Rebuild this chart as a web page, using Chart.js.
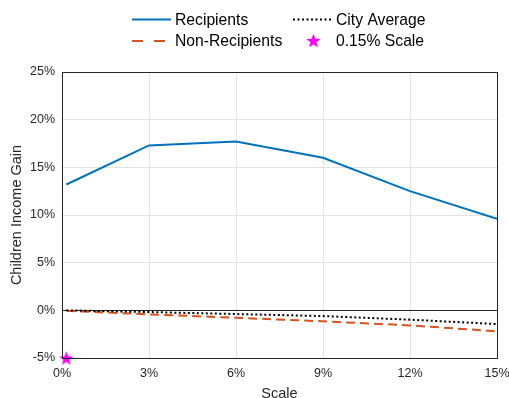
<!DOCTYPE html>
<html>
<head>
<meta charset="utf-8">
<script src="https://cdn.jsdelivr.net/npm/chart.js@4"></script>
<style>
  body { margin: 0; background: #fff; }
  #wrap { width: 509px; height: 398px; }
</style>
</head>
<body>
<div id="wrap"><canvas id="myChart" width="509" height="398"></canvas></div>
<script>
//data
const scale_pts = [0.15, 3, 6, 9, 12, 15];
const recipients = [13.2, 17.3, 17.7, 16.0, 12.5, 9.6];
const non_recipients = [-0.05, -0.42, -0.78, -1.15, -1.58, -2.2];
const city_average = [0, -0.18, -0.39, -0.6, -0.98, -1.44];
const star_point = [{x: 0.15, y: -5}];

const x_ticks = [0, 3, 6, 9, 12, 15];
const y_ticks = [-5, 0, 5, 10, 15, 20, 25];

const blue = '#0072BD';
const orange = '#D95319';
const magenta = '#FF00FF';
const font_family = '"Liberation Sans", Arial, Helvetica, sans-serif';

function toPoints(xs, ys) {
    return xs.map((x, i) => ({x: x, y: ys[i]}));
}

//filled five point star for the marker
function makeStar(size, color) {
    const c = document.createElement('canvas');
    c.width = size; c.height = size;
    const g = c.getContext('2d');
    const cx = size / 2, cy = size / 2 + size * 0.05, r = size / 2, ri = r * 0.42;
    g.beginPath();
    for (let i = 0; i < 10; i++) {
        const a = -Math.PI / 2 + i * Math.PI / 5;
        const rr = i % 2 === 0 ? r : ri;
        g.lineTo(cx + rr * Math.cos(a), cy + rr * Math.sin(a));
    }
    g.closePath();
    g.fillStyle = color;
    g.fill();
    return c;
}
const starImg = makeStar(15, magenta);
const starSmall = makeStar(15, magenta);

//box around plot + legend
const boxPlugin = {
    id: 'box',
    afterDraw(chart) {
        const ctx = chart.ctx;
        const a = chart.chartArea;
        ctx.save();
        ctx.strokeStyle = '#262626';
        ctx.lineWidth = 1;
        ctx.strokeRect(Math.round(a.left) + 0.5, Math.round(a.top) + 0.5,
            Math.round(a.right - a.left), Math.round(a.bottom - a.top));

        ctx.font = '15.7px ' + font_family;
        ctx.fillStyle = '#000';
        ctx.textBaseline = 'middle';
        ctx.lineWidth = 2;
        // row 1
        ctx.strokeStyle = blue;
        ctx.setLineDash([]);
        ctx.beginPath(); ctx.moveTo(132, 19.5); ctx.lineTo(171, 19.5); ctx.stroke();
        ctx.fillText('Recipients', 175, 20.5);
        ctx.strokeStyle = '#000';
        ctx.setLineDash([2, 2.5]);
        ctx.beginPath(); ctx.moveTo(293, 19.5); ctx.lineTo(333, 19.5); ctx.stroke();
        ctx.fillText('City Average', 336, 20.5);
        // row 2
        ctx.strokeStyle = orange;
        ctx.setLineDash([11, 11]);
        ctx.beginPath(); ctx.moveTo(132, 41); ctx.lineTo(165, 41); ctx.stroke();
        ctx.setLineDash([]);
        ctx.fillText('Non-Recipients', 175, 42);
        ctx.drawImage(starSmall, 306, 33);
        ctx.fillText('0.15% Scale', 336, 42);
        ctx.restore();
    }
};

var ctx = document.getElementById('myChart').getContext('2d');
var chart = new Chart(ctx, {
    type: 'scatter',
    data: {
        datasets: [{
            label: 'Recipients',
            data: toPoints(scale_pts, recipients),
            showLine: true,
            borderColor: blue,
            borderWidth: 2,
            pointRadius: 0,
            order: 2
        }, {
            label: 'Non-Recipients',
            data: toPoints(scale_pts, non_recipients),
            showLine: true,
            borderColor: orange,
            borderWidth: 2,
            borderDash: [9, 5],
            pointRadius: 0,
            order: 1
        }, {
            label: 'City Average',
            data: toPoints(scale_pts, city_average),
            showLine: true,
            borderColor: '#000',
            borderWidth: 2,
            borderDash: [2, 2.5],
            pointRadius: 0,
            order: 0
        }, {
            label: '0.15% Scale',
            data: star_point,
            pointStyle: starImg,
            pointRadius: 8,
            clip: false,
            order: -1
        }]
    },
    options: {
        responsive: false,
        animation: false,
        layout: { padding: { top: 72, right: 0, left: 0, bottom: 0 } },
        plugins: {
            legend: { display: false },
            tooltip: { enabled: false }
        },
        scales: {
            x: {
                type: 'linear',
                min: 0, max: 15,
                afterBuildTicks: axis => { axis.ticks = x_ticks.map(v => ({value: v})); },
                afterFit: axis => { axis.height = 40; axis.paddingRight = 12; axis.paddingLeft = 0; },
                ticks: {
                    color: '#262626',
                    font: { family: font_family, size: 12.5 },
                    padding: 8.5,
                    maxRotation: 0,
                    callback: v => v + '%'
                },
                grid: { color: '#e3e3e3', tickLength: 0, drawTicks: false },
                border: { color: '#262626' },
                title: {
                    display: true, text: 'Scale', color: '#262626',
                    font: { family: font_family, size: 14.5, lineHeight: 1 },
                    padding: { top: 0, bottom: -3 }
                }
            },
            y: {
                min: -5, max: 25,
                afterBuildTicks: axis => { axis.ticks = y_ticks.map(v => ({value: v})); },
                afterFit: axis => { axis.width = 62; },
                ticks: {
                    color: '#262626',
                    font: { family: font_family, size: 12.5 },
                    padding: 7,
                    callback: v => v + '%'
                },
                grid: {
                    color: c => c.tick && c.tick.value === 0 ? '#262626' : '#e3e3e3',
                    drawTicks: false,
                    tickLength: 0
                },
                border: { color: '#262626' },
                title: {
                    display: true, text: 'Children Income Gain', color: '#262626',
                    font: { family: font_family, size: 14.5, lineHeight: 1 },
                    padding: { top: 10, bottom: 0 }
                }
            }
        }
    },
    plugins: [boxPlugin]
});
</script>
</body>
</html>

###

▶ **What you will do**: Without the pictures, return the listing above from its first line through the line that has "Arial, Helvetica, sans-serif';".

▶ **Completed exercise**:
Rebuild this chart as a web page, using Chart.js.
<!DOCTYPE html>
<html>
<head>
<meta charset="utf-8">
<script src="https://cdn.jsdelivr.net/npm/chart.js@4"></script>
<style>
  body { margin: 0; background: #fff; }
  #wrap { width: 509px; height: 398px; }
</style>
</head>
<body>
<div id="wrap"><canvas id="myChart" width="509" height="398"></canvas></div>
<script>
//data
const scale_pts = [0.15, 3, 6, 9, 12, 15];
const recipients = [13.2, 17.3, 17.7, 16.0, 12.5, 9.6];
const non_recipients = [-0.05, -0.42, -0.78, -1.15, -1.58, -2.2];
const city_average = [0, -0.18, -0.39, -0.6, -0.98, -1.44];
const star_point = [{x: 0.15, y: -5}];

const x_ticks = [0, 3, 6, 9, 12, 15];
const y_ticks = [-5, 0, 5, 10, 15, 20, 25];

const blue = '#0072BD';
const orange = '#D95319';
const magenta = '#FF00FF';
const font_family = '"Liberation Sans", Arial, Helvetica, sans-serif';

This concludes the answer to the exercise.